* TASK DETAILS
Leave out the pictures and transcribe everything else exactly.

* DATA PROVIDED

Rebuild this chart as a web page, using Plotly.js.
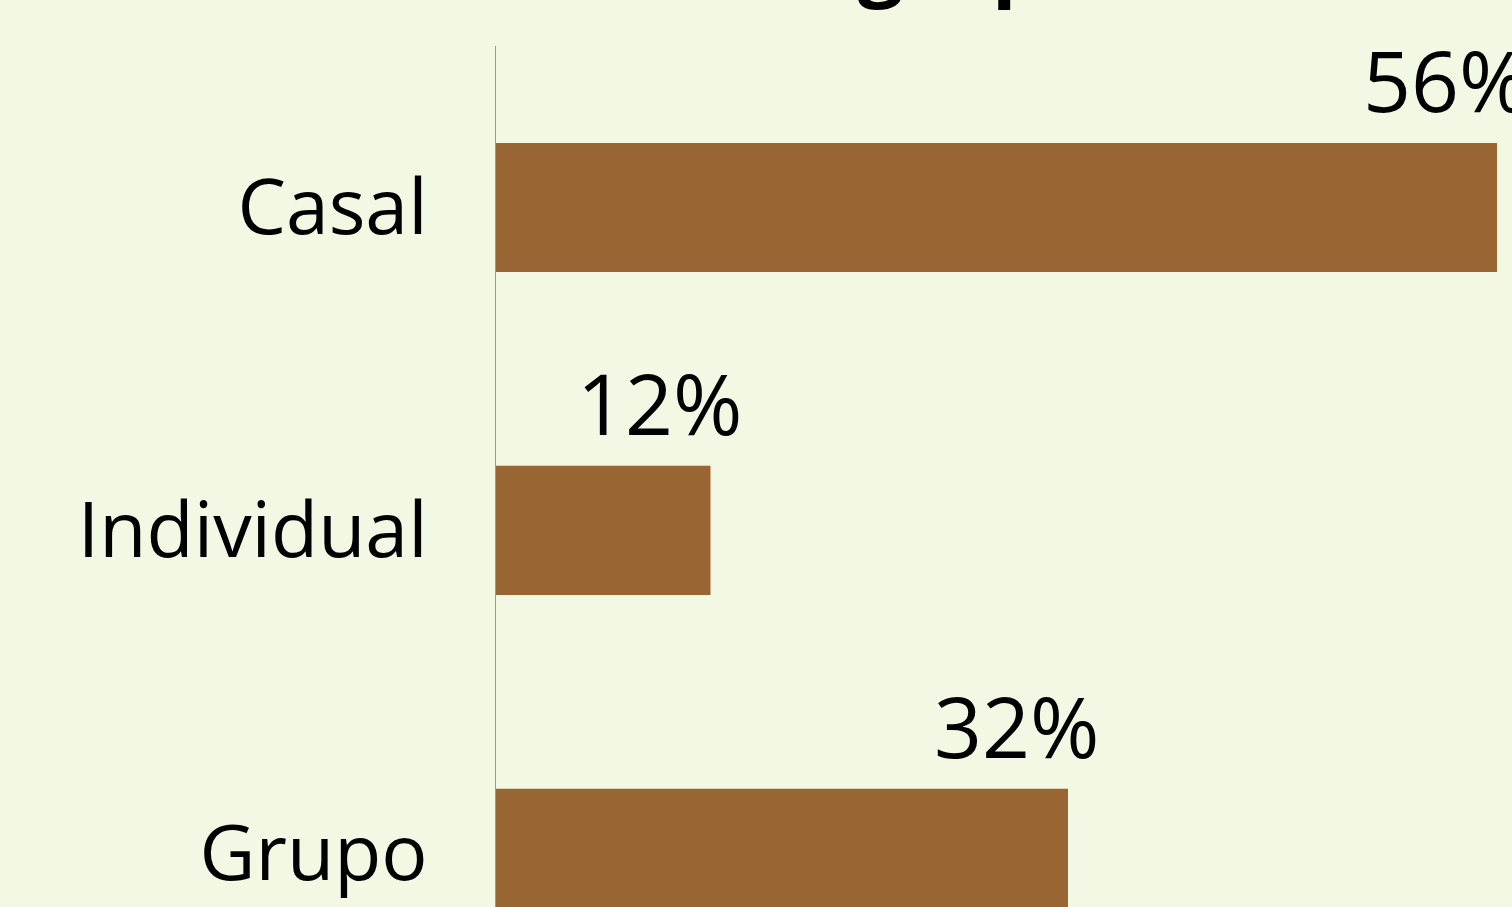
<!DOCTYPE html>
<html>
<head>
<meta charset="utf-8">
<script src="https://cdn.plot.ly/plotly-3.0.1.min.js"></script>
<style>
  html, body { margin: 0; padding: 0; background: #f2f8e3; overflow: hidden; }
  #chart { width: 1512px; height: 907px; }
</style>
</head>
<body>
<div id="chart"></div>
<script>
const categories = ["Casal", "Individual", "Grupo"];
const values = [56, 12, 32];
const valueLabels = ["56%", "12%", "32%"];
const chartTitle = "Tamanho do grupo";

const font = "'Open Sans', 'Noto Sans', sans-serif";
const barColor = "#996633";
const bg = "#f2f8e3";

const trace = {
  type: "bar",
  orientation: "h",
  x: values,
  y: categories,
  marker: { color: barColor, line: { width: 0 } },
  hoverinfo: "none"
};

const annotations = categories.map((c, i) => ({
  x: values[i],
  y: c,
  xref: "x",
  yref: "y",
  text: valueLabels[i],
  showarrow: false,
  xanchor: "right",
  yanchor: "middle",
  xshift: 33,
  yshift: 128,
  borderpad: 0,
  font: { family: font, size: 84, color: "#000" }
}));

// Title, mostly above the visible page (only descenders show)
annotations.push({
  xref: "paper",
  yref: "paper",
  x: -0.155,
  y: 1,
  xanchor: "left",
  yanchor: "bottom",
  yshift: 31,
  showarrow: false,
  borderpad: 0,
  text: "<b>" + chartTitle + "</b>",
  font: { family: font, size: 80, color: "#000" }
});

const layout = {
  width: 1512,
  height: 907,
  autosize: false,
  paper_bgcolor: bg,
  plot_bgcolor: bg,
  margin: { l: 496, r: 0, t: 46, b: 0, pad: 0 },
  showlegend: false,
  bargap: 0.6,
  xaxis: {
    range: [0, 56.84],
    showgrid: false,
    zeroline: false,
    showticklabels: false,
    showline: false,
    ticks: ""
  },
  yaxis: {
    type: "category",
    categoryorder: "array",
    categoryarray: categories,
    range: [2.166, -0.5],
    showgrid: false,
    zeroline: false,
    showline: true,
    linecolor: "#999999",
    linewidth: 1,
    ticks: "outside",
    ticklen: 52,
    tickcolor: "rgba(0,0,0,0)",
    tickfont: { family: font, size: 77, color: "#000" }
  },
  annotations: annotations
};

Plotly.newPlot("chart", [trace], layout, { displayModeBar: false, staticPlot: true });
</script>
</body>
</html>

* SOLUTION TO THIS PROBLEM
Rebuild this chart as a web page, using Plotly.js.
<!DOCTYPE html>
<html>
<head>
<meta charset="utf-8">
<script src="https://cdn.plot.ly/plotly-3.0.1.min.js"></script>
<style>
  html, body { margin: 0; padding: 0; background: #f2f8e3; overflow: hidden; }
  #chart { width: 1512px; height: 907px; }
</style>
</head>
<body>
<div id="chart"></div>
<script>
const categories = ["Casal", "Individual", "Grupo"];
const values = [56, 12, 32];
const valueLabels = ["56%", "12%", "32%"];
const chartTitle = "Tamanho do grupo";

const font = "'Open Sans', 'Noto Sans', sans-serif";
const barColor = "#996633";
const bg = "#f2f8e3";

const trace = {
  type: "bar",
  orientation: "h",
  x: values,
  y: categories,
  marker: { color: barColor, line: { width: 0 } },
  hoverinfo: "none"
};

const annotations = categories.map((c, i) => ({
  x: values[i],
  y: c,
  xref: "x",
  yref: "y",
  text: valueLabels[i],
  showarrow: false,
  xanchor: "right",
  yanchor: "middle",
  xshift: 33,
  yshift: 128,
  borderpad: 0,
  font: { family: font, size: 84, color: "#000" }
}));

// Title, mostly above the visible page (only descenders show)
annotations.push({
  xref: "paper",
  yref: "paper",
  x: -0.155,
  y: 1,
  xanchor: "left",
  yanchor: "bottom",
  yshift: 31,
  showarrow: false,
  borderpad: 0,
  text: "<b>" + chartTitle + "</b>",
  font: { family: font, size: 80, color: "#000" }
});

const layout = {
  width: 1512,
  height: 907,
  autosize: false,
  paper_bgcolor: bg,
  plot_bgcolor: bg,
  margin: { l: 496, r: 0, t: 46, b: 0, pad: 0 },
  showlegend: false,
  bargap: 0.6,
  xaxis: {
    range: [0, 56.84],
    showgrid: false,
    zeroline: false,
    showticklabels: false,
    showline: false,
    ticks: ""
  },
  yaxis: {
    type: "category",
    categoryorder: "array",
    categoryarray: categories,
    range: [2.166, -0.5],
    showgrid: false,
    zeroline: false,
    showline: true,
    linecolor: "#999999",
    linewidth: 1,
    ticks: "outside",
    ticklen: 52,
    tickcolor: "rgba(0,0,0,0)",
    tickfont: { family: font, size: 77, color: "#000" }
  },
  annotations: annotations
};

Plotly.newPlot("chart", [trace], layout, { displayModeBar: false, staticPlot: true });
</script>
</body>
</html>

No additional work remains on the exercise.